While reading about the struggles and hopes of this Chinese schoolgirl, I would challenge my students to explore the work of charitable organizations similar to the one that published this diary, to go to bed one time without eating (sadly some are familiar with this experience), and to develop the habit of collecting pencils that are carelessly left on desks, hallway floors, and outdoor walkways and add them to our classroom's pencil box.
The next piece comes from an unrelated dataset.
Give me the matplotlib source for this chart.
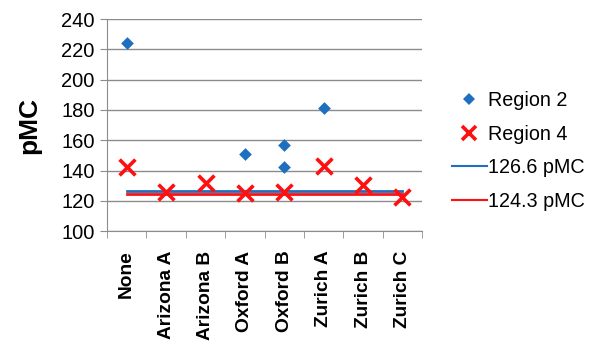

The Diary of Ma Yan in the Classroom

Field of Interest/Specialty: East Asian Culture
Posted On: 10/17/2017

My name is Morganne McCartney and I am a 7th and 8th grade Spanish and Foreign Language Exploration teacher at Mountain Ridge Middle School in Gerrardstown, WV. I read the Diary of Ma Yan for my NCTAsia seminar. I would recommend this book for grades 5-9. The book is about a young girl and the struggles and triumphs she goes through in her daily school life. She is from a rather poor area of China and she discusses how her family affords her education and her feelings towards bringing honor to her family through her doing well in school. The book gives great insight into a country that does not have a free education system. It also gives good insight into the family system of the Chinese people and the idea of dishonoring or brining honor to the family through actions. The story follows Ma Yan through a few years of schooling and the reader can really see how impoverished and low socioeconomic families survive in China.
This story really made me pause and think about how much we take for granted in the United States. My school just gave every student a laptop computer, for free. Ma Yan discusses how she doesn’t eat for days so that she can save money to buy a pen or a notebook. Students in the United States really need to read about other cultures and countries and see how they view education. I think it would open their eyes to a whole new world that they don’t understand because they go to school for free and some eat lunch for free and have plenty of school supplies.
This book is relatively short and a very easy read so I would recommend it for use in the classroom during a unit on China or a unit on education. Since it is written in diary format, it doesn’t take a long time to get through the book. It could be read as a class for 10-15 minutes per day and be done in two weeks. Or it could be used as a silent read book during or outside the classroom and then be a topic for discussion inside the classroom. I am considering getting a class set of these books for when I do my Chinese unit. It could be a great supplement to any classroom (not just a reading or language arts classroom) because it has life lessons, history, and culture.

The Diary of Ma Yan

Field of Interest/Specialty: gifted
Posted On: 10/02/2010

This diary was written by a 14 year old school girl from rural China. When her mother told her the family could no longer afford to send her to school, Ma Yan gives her diaries to her mother, who eventually gives them to a French journalist. Not only is the diary published, but a fund was set up to help Ma Yan and other children of Ningxia continue their education. The book contains additional information about Ma Yan continuing her education in France at the Sorbonne. More information and video clips can be found at
This book could be used for 5th grade and above. It shows the determination of a young girl from a poor rural area to become educated. It also shows the vast differences in lifestyle and opportunities between rural and urban Chinese.